FPT Enlists Temasek for Software Acquisition in SingaporeBloomberg News
FPT Corp., Vietnam’s largest publicly traded telecommunications and software company, enlisted Temasek Holdings Pte to help it identify a Singapore technology company for acquisition to boost sales overseas.
FPT will spend as much as $20 million on a Singapore acquisition, Chief Executive Officer Bui Quang Ngoc said in an interview today. The company, which had sales of 28.6 trillion dong ($1.4 billion) in 2013, seeks to more than triple revenue from overseas to $400 million by the end of 2016, co-founder Ngoc, who took charge in July, said in Hanoi.
“Singapore is a very attractive market,” Ngoc said. “If we can be successful in Singapore, it means we have enough experience to do it in other countries.”
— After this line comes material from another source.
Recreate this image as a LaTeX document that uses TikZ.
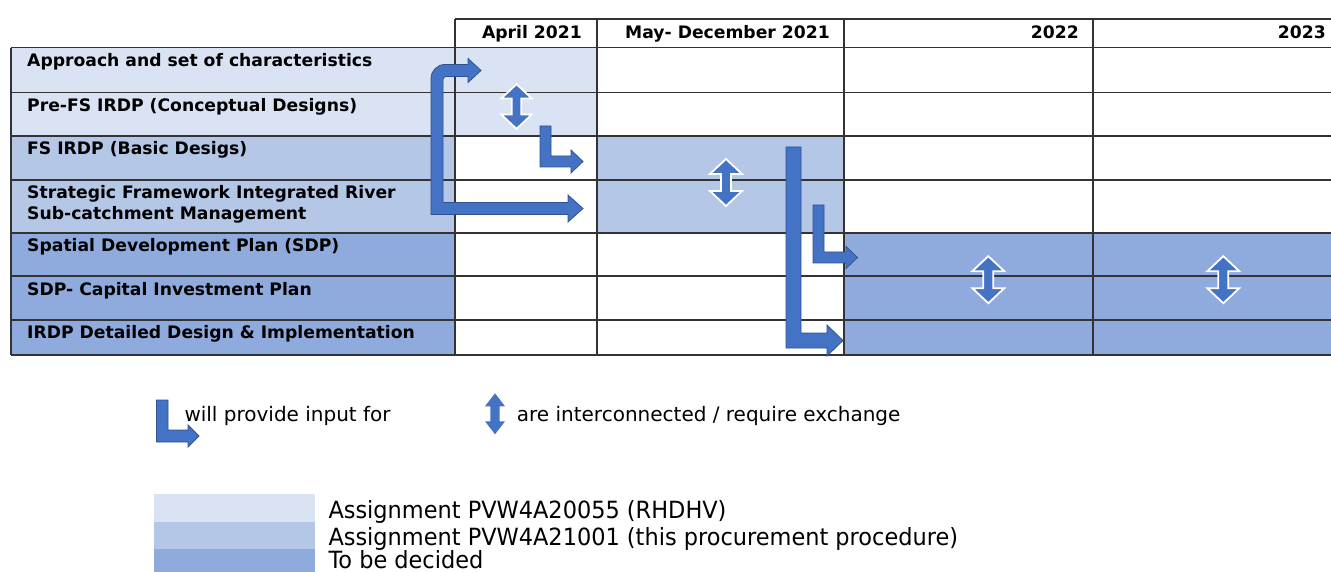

FPT joins other Vietnam companies looking for opportunities overseas as domestic sales growth slows. Vietnam Dairy Products Joint-Stock Co., or Vinamilk, the nation’s largest dairy producer, plans a global expansion to more than double revenue to $3 billion by 2017.
“The idea of them doing the work that Accenture and IBM would normally do and doing it in other emerging markets is a great idea,” said Michael Kokalari, head of Vietnam research at CIMB Securities International Ltd. “It is a really good story. A bunch of things are going right that makes it interesting. FPT has been our top pick in Vietnam.”
Shares of FPT rose 3.5 percent to 59,000 dong at the close of trading in Ho Chi Minh City, the highest level since November 2010. The stock has climbed 25 percent this year, outperforming the 15 percent gain in the benchmark VN Index.
The telecom and information technology company aims to increase operations in Japan, the U.S. and Europe to tap demand outside Vietnam, where growth is constrained, Ngoc said. FPT will also simultaneously expand in developing countries such as Myanmar, Cambodia and the Philippines, he said.
“It’s hard to get revenue growth of more than 10 percent a year” from the domestic market, Ngoc said. “For growth in revenue and profits, FPT has to go global. Our clear strategy the coming year is globalization.”
Revenue in 2014 is projected to increase 8 percent to 30.9 trillion dong, the average of 6 analysts’ estimates compiled by Bloomberg, slowing from the 13 percent growth in 2013.
FPT, which has more than 17,000 employees, targets to increase group revenue by 11 percent and pretax profit by 6 percent in 2014, the CEO said. The aim is to boost sales by an average 15 percent annually through 2016, Ngoc said.
Profit before tax increased 5 percent last year to 2.52 trillion dong, the company reported last week. Technology and telecommunications accounted for 75 percent of profit, with software exports climbing 24 percent, FPT said.
FPT is looking to acquire a Singapore company that specializes in software services such as inventory management, order processing and employee payroll, said Duong Dung Trieu, chief executive officer of FPT Information System Co., a unit that contributes 25 percent of the parent’s pretax profit.
Getting into developed economies such as Singapore requires FPT to acquire an established IT services provider, which has expertise and a track record with clients, Ngoc said. The company, which failed to clinch two deals last year, could double its annual Singapore revenue to $12 million this year through a potential acquisition, he said.
The company plans to make the acquisition in Singapore “as soon as possible,” Ngoc said. Temasek holds less than 5 percent stake in FPT as of end-2013, according to the Vietnamese company.
FPT faces competition from outsourcing companies from India such as Wipro Ltd. and Tata Consultancy Services Ltd., as well as Hewlett-Packard Co. and International Business Machines Corp., according to Lam Nguyen, a Ho Chi Minh City-based analyst at International Data Corp.
“They will face very strong competition,” Nguyen said. In emerging markets, FPT should be able to win deals as it understands the issues of developing countries, he said. “Those markets share the same type of growing pains and opportunities” as Vietnam.